三年生の頃でしたか、長尾さんの車で岡山方面をあちこち旅行しました。今の様に日本中どこへ行っても車だらけということはなかった時の話です。天満橋では長尾、永谷、中井(久夫)と並んでいましたので、結構いろんな事を教えてもらいました。学生時代、学友会の会計、5年から国試の対策委員を任され異様な厳しさの中に身を置いた私にとっては、長尾さんとの懐かしい思い出が尽きません。「庚申会20周年」が終わって長尾さんから「よかったな」というファックスが大きな大きな字でいただいたことは、一番新しい記憶です。
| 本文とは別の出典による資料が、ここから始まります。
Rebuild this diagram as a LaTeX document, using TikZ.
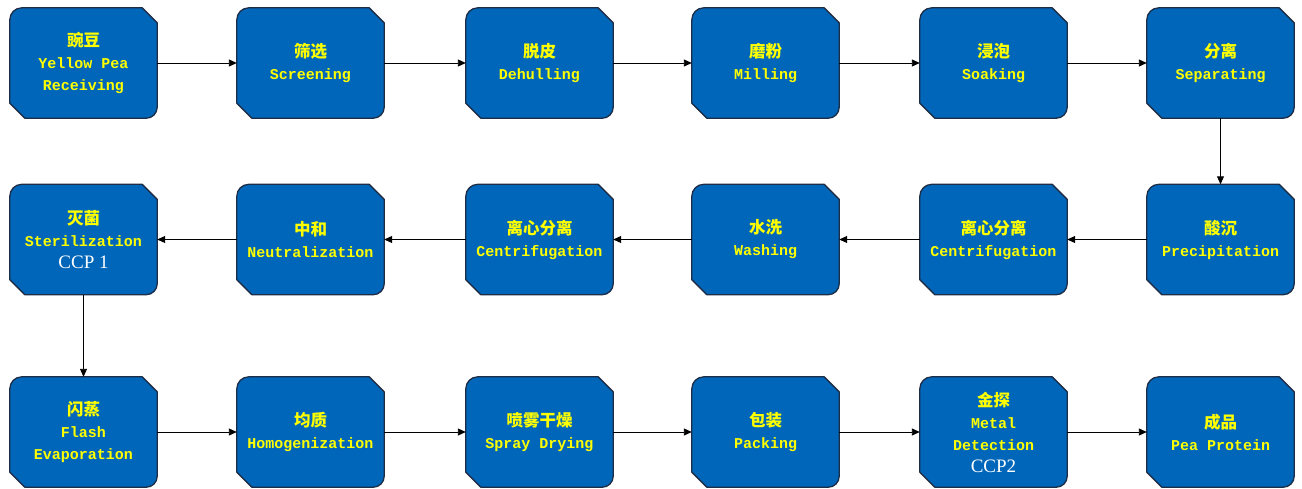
\documentclass[tikz,border=0pt]{standalone}
\usepackage{fontspec}
\setmainfont{Liberation Serif}
\newfontfamily\cjk{Noto Sans CJK SC}
\newfontfamily\mono{Liberation Mono}
\usetikzlibrary{arrows.meta}
\pgfdeclarelayer{background}
\pgfsetlayers{background,main}
\definecolor{boxfill}{RGB}{0,102,186}
\definecolor{boxline}{RGB}{30,45,70}
\definecolor{txtyellow}{RGB}{255,255,0}
\newcommand{\zh}[1]{{\cjk\bfseries\fontsize{16.5}{22}\selectfont #1}}
\newcommand{\ccp}[1]{{\rmfamily\mdseries\color{white}\fontsize{19}{23}\selectfont #1}}
\tikzset{
  proc/.style={rectangle, minimum width=147pt, minimum height=110pt, inner sep=0pt,
    align=center, text=txtyellow, font=\mono\bfseries\fontsize{15}{22}\selectfont},
  flow/.style={draw=black, line width=0.9pt, -{Triangle[length=8pt,width=7pt]}}
}
\begin{document}
\begin{tikzpicture}[x=1pt,y=1pt]
\useasboundingbox (0,0) rectangle (1302,-488);
% row 1
\node[proc] (a1) at (83.5,-63) {\zh{豌豆}\\Yellow Pea\\Receiving};
\node[proc] (a2) at (310.5,-63) {\zh{筛选}\\Screening};
\node[proc] (a3) at (539.5,-63) {\zh{脱皮}\\Dehulling};
\node[proc] (a4) at (765.5,-63) {\zh{磨粉}\\Milling};
\node[proc] (a5) at (993.5,-63) {\zh{浸泡}\\Soaking};
\node[proc] (a6) at (1220.5,-63) {\zh{分离}\\Separating};
% row 2
\node[proc] (b6) at (1220.5,-239.5) {\zh{酸沉}\\Precipitation};
\node[proc] (b5) at (993.5,-239.5) {\zh{离心分离}\\Centrifugation};
\node[proc] (b4) at (765.5,-239.5) {\zh{水洗}\\Washing};
\node[proc] (b3) at (539.5,-239.5) {\zh{离心分离}\\Centrifugation};
\node[proc] (b2) at (310.5,-239.5) {\zh{中和}\\Neutralization};
\node[proc] (b1) at (83.5,-239.5) {\zh{灭菌}\\Sterilization\\\ccp{CCP 1}};
% row 3
\node[proc] (c1) at (83.5,-432) {\zh{闪蒸}\\Flash\\Evaporation};
\node[proc] (c2) at (310.5,-432) {\zh{均质}\\Homogenization};
\node[proc] (c3) at (539.5,-432) {\zh{喷雾干燥}\\Spray Drying};
\node[proc] (c4) at (765.5,-432) {\zh{包装}\\Packing};
\node[proc] (c5) at (993.5,-432) {\zh{金探}\\Metal\\Detection\\\ccp{CCP2}};
\node[proc] (c6) at (1220.5,-432) {\zh{成品}\\Pea Protein};
% shapes
\begin{pgfonlayer}{background}
\foreach \n in {a1,a2,a3,a4,a5,a6,b1,b2,b3,b4,b5,b6,c1,c2,c3,c4,c5,c6}{
  \filldraw[fill=boxfill, draw=boxline, line width=1.3pt, line join=round]
    ([yshift=-12pt]\n.north west) arc[start angle=180,end angle=90,radius=12pt]
    -- ([xshift=-15pt]\n.north east) -- ([yshift=-15pt]\n.north east)
    -- ([yshift=11pt]\n.south east) arc[start angle=0,end angle=-90,radius=11pt]
    -- ([xshift=15pt]\n.south west) -- ([yshift=15pt]\n.south west) -- cycle;
}
\end{pgfonlayer}
% connectors
\draw[flow] (a1) -- (a2);
\draw[flow] (a2) -- (a3);
\draw[flow] (a3) -- (a4);
\draw[flow] (a4) -- (a5);
\draw[flow] (a5) -- (a6);
\draw[flow] (a6) -- (b6);
\draw[flow] (b6) -- (b5);
\draw[flow] (b5) -- (b4);
\draw[flow] (b4) -- (b3);
\draw[flow] (b3) -- (b2);
\draw[flow] (b2) -- (b1);
\draw[flow] (b1) -- (c1);
\draw[flow] (c1) -- (c2);
\draw[flow] (c2) -- (c3);
\draw[flow] (c3) -- (c4);
\draw[flow] (c4) -- (c5);
\draw[flow] (c5) -- (c6);
\end{tikzpicture}
\end{document}
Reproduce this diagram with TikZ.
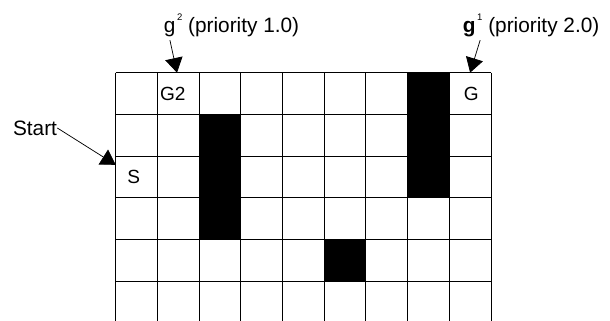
\documentclass[tikz,border=0pt]{standalone}
\usepackage{fontspec}
\setmainfont{Liberation Sans}
\usetikzlibrary{arrows.meta}
\newcommand{\goalidx}[1]{\raisebox{1.05ex}{\fontsize{6.5}{7}\selectfont\,#1}}

\begin{document}
\begin{tikzpicture}[
  lbl/.style={font=\fontsize{13}{15}\selectfont, inner sep=0pt},
  toplbl/.style={font=\fontsize{14.2}{17}\selectfont, inner sep=0pt},
  gridline/.style={line width=0.6pt},
  pointer/.style={-{Triangle[length=10pt,width=12pt]}, line width=0.5pt}
]
  \useasboundingbox (-2.775,-5.954) rectangle (11.854,1.743);
  % blocked cells
  \fill (2,-1) rectangle (3,-4);
  \fill (7,0) rectangle (8,-3);
  \fill (5,-4) rectangle (6,-5);
  % grid, open at the bottom
  \foreach \i in {0,...,9}
    \draw[gridline] (\i,0) -- (\i,-5.954);
  \foreach \j in {0,...,5}
    \draw[gridline] (0,-\j) -- (9,-\j);
  % cell labels
  \node[lbl] (goaltwo) at (1.37,-0.5) {G2};
  \node[lbl] (goalone) at (8.53,-0.5) {G};
  \node[lbl] (startcell) at (0.43,-2.5) {S};
  % goal priorities
  \node[toplbl, anchor=base west] (prioone) at (1.15,0.969) {g\goalidx{2} (priority 1.0)};
  \node[toplbl, anchor=base west] (priotwo) at (8.32,0.969) {\textbf{g}\goalidx{1} (priority 2.0)};
  \coordinate (tailtwo) at (1.30,0.78);
  \coordinate (tiptwo) at (1.47,0);
  \coordinate (tailone) at (8.74,0.78);
  \coordinate (tipone) at (8.50,0);
  \draw[pointer] (tailtwo) -- (tiptwo);
  \draw[pointer] (tailone) -- (tipone);
  % start
  \node[toplbl] (start) at (-1.935,-1.326) {Start};
  \coordinate (tipstart) at (0,-2.21);
  \draw[pointer] (start.east) -- (tipstart);
\end{tikzpicture}
\end{document}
お互い卒業して忙しく、時があっという間に経ってしまったというのが本音です。「長尾さんいま、どうしておられますか? またご縁があったら宜しくお願いいたします」。最後になりましたが、現在闘病中の同級生に一言申し上げます。

「孟子」の「尽心」には次の様にあります。

「其の心を尽くす者は、其の性(自分の本心)を知るべし。其の性を知らば、則ち天を知らん。其の心を存し、其の性を養うは、天の事 (つか) うる所以 (ゆえん)なり。天寿(ようじゅ) 貳(たが) わず、身を修めて以て之を俣(ま)つは、命(めい)の立つる所以(ゆえん)なり。」

追伸:
庚申会の会員の奥田剛久君がメジャーデビューをしてから久しいが、彼のCD「yakushima」は人類に残る自然界の癒やしがあります。すがすがしい朝、悩める時、疲れた時、夜、ふと我に返るとき、又病気に落ち込んで苦しい時に一度手にして、じっと聴いてみてください。きっと心が静かになりますよ。